Following a lawsuit from Texas and Missouri, the Biden administration told courts late on Thursday that it will reimplement the Trump-era "Remain in Mexico" policy in Mid-November.
According to court documents, the policy will require migrants seeking asylum to wait in Mexico for their U.S. immigration court hearings.
The suit filed by Texas and Missouri argued that the Biden administration removed the policy too soon, as the U.S. transported 70,000 asylum-seekers to Mexico to await a determination in their case.
The suit has been appealed by the Department of Homeland Security, who is also working on a memo to rescind the program anew, The Hill reported.
The Biden administration has been meeting with high-level officials from the Mexican government now that the policy is returning.
"Mexico is a sovereign nation that must make an independent decision to accept the return of individuals without status in Mexico as part of any reimplementation of MPP. Discussions with the Government of Mexico concerning when and how MPP will be reimplemented are ongoing," DHS said in a statement Thursday.
The court filing showed that Mexico is concerned with how the program was previously implemented and that officials are working to implement it again with Mexico's blessing, as they now have a say in how it is amended.
President Biden ended that policy when he took office this year, saying it was inhumane because of the violence migrants faced waiting in Mexico for their court hearings, NBC News reported.

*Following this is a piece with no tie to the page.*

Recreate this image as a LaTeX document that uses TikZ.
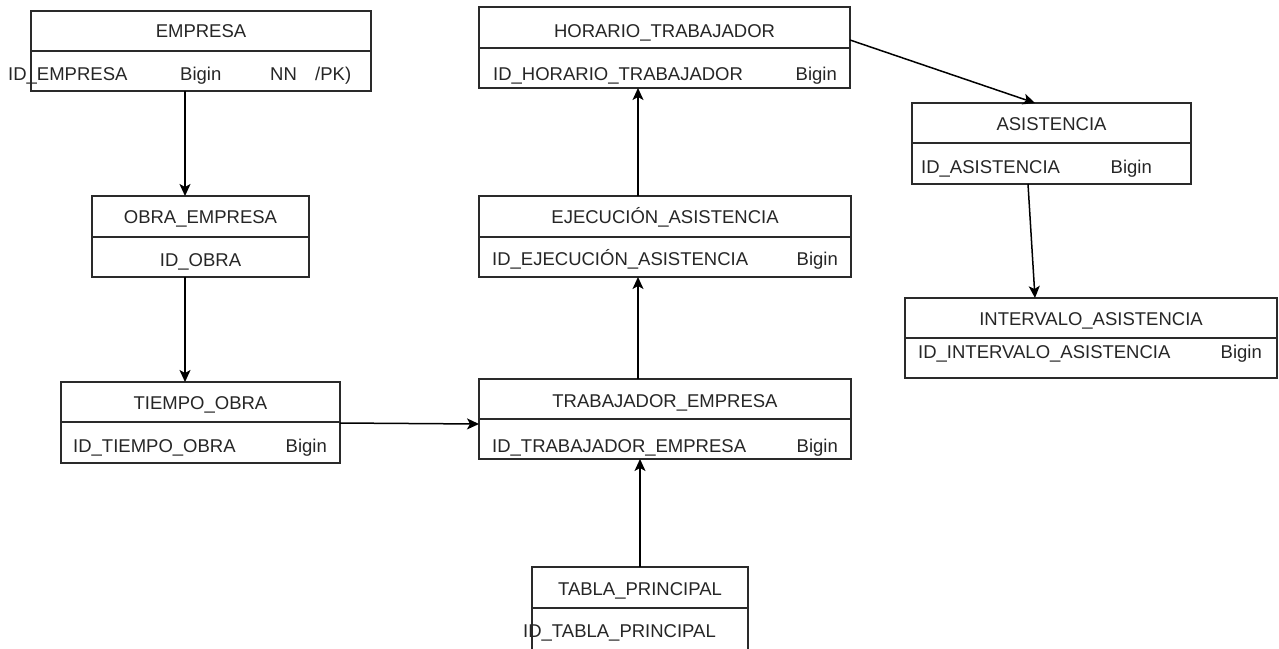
\documentclass[tikz,border=0pt]{standalone}
\usepackage{fontspec}
\setmainfont{Liberation Sans}
\usetikzlibrary{arrows.meta,calc}
\definecolor{linec}{HTML}{2A2A2A}
\definecolor{textc}{HTML}{262626}
\begin{document}
\begin{tikzpicture}[x=1pt,y=-1pt,
  tbl/.style={draw=linec,line width=1.8pt,anchor=north west,inner sep=0pt,outer sep=0pt},
  txt/.style={inner sep=0pt,text=textc,font=\fontsize{18.5}{20}\selectfont},
  divl/.style={draw=linec,line width=1.8pt},
  conn/.style={draw=black,line width=1.5pt,-{Stealth[length=12pt,width=11pt,inset=3pt]}}]
\useasboundingbox[fill=white] (0,0) rectangle (1279,648);
% EMPRESA
\node[tbl,minimum width=340pt,minimum height=80pt] (emp) at (31,11) {};
\draw[divl] (31,51) -- (371,51);
\node[txt,anchor=base] (empT) at (201,37) {EMPRESA};
\node[txt,anchor=base west] (empA) at (8,80) {ID\_EMPRESA};
\node[txt,anchor=base west] (empB) at (180,80) {Bigin};
\node[txt,anchor=base west] (empC) at (270,80) {NN};
\node[txt,anchor=base west] (empD) at (315,80) {/PK)};
% OBRA_EMPRESA
\node[tbl,minimum width=217pt,minimum height=81pt] (obra) at (92,196) {};
\draw[divl] (92,237) -- (309,237);
\node[txt,anchor=base] (obraT) at (200.5,223) {OBRA\_EMPRESA};
\node[txt,anchor=base] (obraA) at (200.5,266) {ID\_OBRA};
% TIEMPO_OBRA
\node[tbl,minimum width=279pt,minimum height=81pt] (tiem) at (61,382) {};
\draw[divl] (61,422) -- (340,422);
\node[txt,anchor=base] (tiemT) at (200.5,409) {TIEMPO\_OBRA};
\node[txt,anchor=base west] (tiemA) at (73,452) {ID\_TIEMPO\_OBRA};
\node[txt,anchor=base east] (tiemB) at (327,452) {Bigin};
% HORARIO_TRABAJADOR
\node[tbl,minimum width=371pt,minimum height=81pt] (hor) at (479,7) {};
\draw[divl] (479,48) -- (850,48);
\node[txt,anchor=base] (horT) at (664.5,37) {HORARIO\_TRABAJADOR};
\node[txt,anchor=base west] (horA) at (493,80) {ID\_HORARIO\_TRABAJADOR};
\node[txt,anchor=base east] (horB) at (837,80) {Bigin};
% EJECUCION_ASISTENCIA
\node[tbl,minimum width=372pt,minimum height=81pt] (ejec) at (479,196) {};
\draw[divl] (479,237) -- (851,237);
\node[txt,anchor=base] (ejecT) at (665,223) {EJECUCIÓN\_ASISTENCIA};
\node[txt,anchor=base west] (ejecA) at (492,265) {ID\_EJECUCIÓN\_ASISTENCIA};
\node[txt,anchor=base east] (ejecB) at (838,265) {Bigin};
% TRABAJADOR_EMPRESA
\node[tbl,minimum width=372pt,minimum height=80pt] (trab) at (479,379) {};
\draw[divl] (479,419) -- (851,419);
\node[txt,anchor=base] (trabT) at (665,407) {TRABAJADOR\_EMPRESA};
\node[txt,anchor=base west] (trabA) at (492,452) {ID\_TRABAJADOR\_EMPRESA};
\node[txt,anchor=base east] (trabB) at (838,452) {Bigin};
% TABLA_PRINCIPAL
\node[tbl,minimum width=216pt,minimum height=83pt] (tabla) at (532,567) {};
\draw[divl] (532,608) -- (748,608);
\node[txt,anchor=base] (tablaT) at (640,595) {TABLA\_PRINCIPAL};
\node[txt,anchor=base west] (tablaA) at (523,637) {ID\_TABLA\_PRINCIPAL};
% ASISTENCIA
\node[tbl,minimum width=279pt,minimum height=81pt] (asis) at (912,103) {};
\draw[divl] (912,143) -- (1191,143);
\node[txt,anchor=base] (asisT) at (1051.5,130) {ASISTENCIA};
\node[txt,anchor=base west] (asisA) at (921,173) {ID\_ASISTENCIA};
\node[txt,anchor=base east] (asisB) at (1152,173) {Bigin};
% INTERVALO_ASISTENCIA
\node[tbl,minimum width=372pt,minimum height=80pt] (intv) at (905,298) {};
\draw[divl] (905,338) -- (1277,338);
\node[txt,anchor=base] (intvT) at (1091,325) {INTERVALO\_ASISTENCIA};
\node[txt,anchor=base west] (intvA) at (918,358) {ID\_INTERVALO\_ASISTENCIA};
\node[txt,anchor=base east] (intvB) at (1262,358) {Bigin};
% connectors
\draw[conn] ($(emp.south west)+(154,0)$) -- ($(obra.north west)+(93,0)$);
\draw[conn] ($(obra.south west)+(93,0)$) -- ($(tiem.north west)+(124,0)$);
\draw[conn] ($(tiem.north east)+(0,41)$) -- ($(trab.north west)+(0,45)$);
\draw[conn] ($(trab.north west)+(159,0)$) -- ($(ejec.south west)+(159,0)$);
\draw[conn] ($(ejec.north west)+(159,0)$) -- ($(hor.south west)+(159,0)$);
\draw[conn] ($(tabla.north west)+(108,0)$) -- ($(trab.south west)+(161,0)$);
\draw[conn] ($(hor.north east)+(0,33)$) -- ($(asis.north west)+(123,0)$);
\draw[conn] ($(asis.south west)+(116,0)$) -- ($(intv.north west)+(130,0)$);
\end{tikzpicture}
\end{document}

The lawsuit to return the program, formally known as the Migrant Protection Protocols, was initially filed in April. However, in August, a federal judge in Texas ordered the Biden administration to put the policy back in place, pending the suit's outcome.
The administration fought the order but lost in federal appeals court and the Supreme Court.
Now, according to senior administration officials, immigrants will get court dates set no more than six months in the future and will attend hearings with immigration judges in one of 10 courts to be set up near Brownsville and Laredo, Texas.
If the Biden administration wins the lawsuit filed by Texas and Missouri, the policy would be again put on hold.
The policy was first started in January 2019 and created a population boom in migrant camps on the Mexican side of the border, with immigrants not being allowed to enter the country.
Human rights organizations documented hundreds of kidnappings, rapes, and assaults of migrants who were waiting for their asylum hearings.